How Pie Charts, Mr. Spock and the Big Picture Can Optimize Your Projects
Maybe You Should Add Mr. Spock to Your Team, The Logical Approach to Resource Allocation
Simplicity is not necessarily the aim of Mark Harman, a software engineering professor at King’s College in London. He works to find new ways to estimate maximal resource allocation using mathematical and statistical analysis.
Researchers like Harman take situations companies often face and experiment with a variety of different approaches and outcomes, trying to find correlations between certain sorts of decisions and results.
The goal of these undertakings, he says, is to arm executives with another tool they can use to help make decisions. “It's rather like having Mr. Spock on the team. These algorithms are very logical,” he said.
But Brim isn’t so sure successful ship captains are willing to bring such components on board. “People are really pressed for time,” he said. “I find they don’t have time to take on new algorithms.”
One misconception many companies have, Harman said, is if they utilize such research the numbers will have too great an impact on decision-making. But the human element is just as important.
“There’s nearly always something that the manager knows that’s implicit,” Harman said.
He believes businesses are often intimidated not by the data itself, but by the inherent risks of experimentation. I tend to meet people at conferences who are into estimates and testing, but they can’t get their bosses to buy into it,” Harman said. The scenario he’s found they most often fear is that once sensitive data is given to independent researchers, trade secrets will be disclosed on the open market. “Companies often imagine things,” he said.
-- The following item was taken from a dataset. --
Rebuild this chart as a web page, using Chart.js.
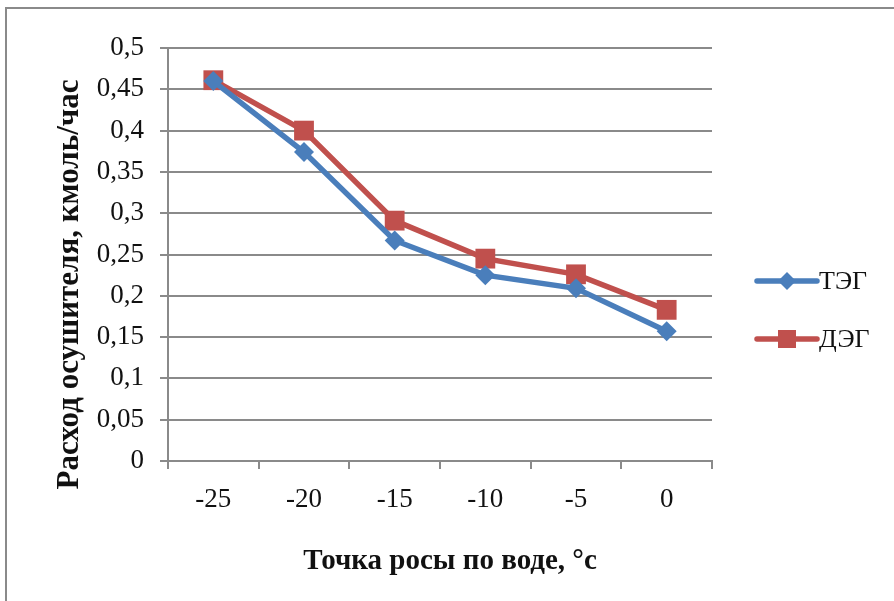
<!DOCTYPE html>
<html>
<head>
<meta charset="utf-8">
<script src="https://cdn.jsdelivr.net/npm/chart.js@4/dist/chart.umd.min.js"></script>
<style>
  html, body { margin: 0; padding: 0; background: #fff; overflow: hidden; }
  #frame { position: absolute; left: 5px; top: 7px; width: 1000px; height: 700px; border: 2px solid #8a8a8a; }
  #wrap { position: absolute; left: 0; top: 0; width: 894px; height: 601px; }
</style>
</head>
<body>
<div id="frame"></div>
<div id="wrap"><canvas id="c" width="894" height="601"></canvas></div>
<script>
// Данные
const categories = ['-25', '-20', '-15', '-10', '-5', '0'];
const tegValues  = [0.460, 0.374, 0.267, 0.225, 0.209, 0.157];
const degValues  = [0.461, 0.400, 0.291, 0.245, 0.226, 0.183];
const seriesNames = ['ТЭГ', 'ДЭГ'];
const xTitle = 'Точка росы по воде, °с';
const yTitle = 'Расход осушителя, кмоль/час';

const FONT = "'Liberation Serif', 'DejaVu Serif', serif";
const GRID = '#8a8a8a';
const BLUE = '#4a7ebb';
const RED  = '#c0504d';

// Подписи осей: в оригинале они смещены относительно центра области графика
const axisTitles = {
  id: 'axisTitles',
  afterDraw(chart) {
    const { ctx, chartArea } = chart;
    ctx.save();
    ctx.fillStyle = '#111';
    ctx.textAlign = 'center';
    ctx.textBaseline = 'middle';
    ctx.font = 'bold 29px ' + FONT;
    ctx.fillText(xTitle, (chartArea.left + chartArea.right) / 2 + 10, 562);
    ctx.translate(70, (chartArea.top + chartArea.bottom) / 2 + 30);
    ctx.rotate(-Math.PI / 2);
    ctx.font = 'bold 31px ' + FONT;
    ctx.fillText(yTitle, 0, 0);
    ctx.restore();
  }
};

// Легенда справа: линия с маркером + подпись
const sideLegend = {
  id: 'sideLegend',
  afterDraw(chart) {
    const { ctx, chartArea } = chart;
    const x0 = chartArea.right + 45;
    const rows = [chartArea.top + 233, chartArea.top + 291];
    chart.data.datasets.forEach((ds, i) => {
      const y = rows[i];
      ctx.save();
      ctx.strokeStyle = ds.borderColor;
      ctx.lineWidth = 5.5;
      ctx.lineCap = 'round';
      ctx.beginPath();
      ctx.moveTo(x0, y); ctx.lineTo(x0 + 60, y);
      ctx.stroke();
      ctx.fillStyle = ds.pointBackgroundColor;
      const cx = x0 + 30;
      if (ds.pointStyle === 'rectRot') {
        const r = 9;
        ctx.beginPath();
        ctx.moveTo(cx, y - r); ctx.lineTo(cx + r, y); ctx.lineTo(cx, y + r); ctx.lineTo(cx - r, y);
        ctx.closePath(); ctx.fill();
      } else {
        ctx.fillRect(cx - 9, y - 9, 18, 18);
      }
      ctx.fillStyle = '#111';
      ctx.font = '26px ' + FONT;
      ctx.textBaseline = 'middle';
      ctx.textAlign = 'left';
      ctx.fillText(ds.label, x0 + 62, y + 1);
      ctx.restore();
    });
  }
};

new Chart(document.getElementById('c'), {
  type: 'line',
  data: {
    labels: categories,
    datasets: [
      {
        label: seriesNames[0], data: tegValues,
        borderColor: BLUE, backgroundColor: BLUE,
        pointBackgroundColor: BLUE, pointBorderColor: BLUE,
        borderWidth: 5.5, pointStyle: 'rectRot', pointRadius: 10, pointBorderWidth: 0,
        tension: 0, fill: false
      },
      {
        label: seriesNames[1], data: degValues,
        borderColor: RED, backgroundColor: RED,
        pointBackgroundColor: RED, pointBorderColor: RED,
        borderWidth: 5.5, pointStyle: 'rect', pointRadius: 14, pointBorderWidth: 0,
        tension: 0, fill: false
      }
    ]
  },
  options: {
    responsive: false,
    animation: false,
    devicePixelRatio: 1,
    layout: { padding: { left: 50, right: 182, top: 48, bottom: 0 } },
    plugins: {
      legend: { display: false },
      tooltip: { enabled: false }
    },
    scales: {
      x: {
        offset: true,
        grid: { display: true, offset: true, drawOnChartArea: false, drawTicks: true, tickLength: 8, tickColor: GRID, lineWidth: 2 },
        border: { color: GRID, width: 2 },
        ticks: { color: '#111', font: { family: FONT, size: 27 }, padding: 15, maxRotation: 0 },
        title: { display: false },
        afterFit: s => { s.height = 140; }
      },
      y: {
        min: 0, max: 0.5,
        grid: { color: GRID, lineWidth: 2, tickLength: 8, tickColor: GRID },
        border: { color: GRID, width: 2 },
        ticks: {
          stepSize: 0.05, color: '#111', padding: 16,
          font: { family: FONT, size: 27 },
          callback: v => String(+v.toFixed(2)).replace('.', ',')
        },
        title: { display: false },
        afterFit: s => { s.width = 118; }
      }
    }
  },
  plugins: [sideLegend, axisTitles]
});
</script>
</body>
</html>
Harman, with whom such tech giants as Sony and Motorola have trusted their data, said that when it comes to resource allocation in particular, the information academics want doesn’t have to be too specific. “We only need to know basic numerical figures,” he said. “We know it as work package 49. We don’t need to know what it’s about.”
Harman and his teams are using the raw numbers they get from Sony, Motorola and others to come up with quantifiable answers to the kind of questions that have traditionally been difficult for those in charge of allocation to answer, such as “Whom should I assign to a project” and “How much time will the team need to finish what they’re doing?”
One of the ways he’s doing this is by using what’s known as a Pareto front, an idea borne of economic research in which one charts a set of options and assigns numerical values to all the possible outcomes with the intent of narrowing the field to only the most efficient choices.
Harman compares the idea of Darwinian evolution to the notion that there are a myriad of potential solutions to a problem but only one answer, or set of answers, that is a fit solution. “It allows us to look at the tradeoff between certainty and risk,” he said. “What you want to find is the sweet spots in that tradeoff space.”
“We create an environment in which we breed solutions to problems,” he said. “We take the best bits of each project plan.”
Zeroing in on the right answer is also the aim of research allocation tools. The key is to manage all of the variables surrounding a specific project.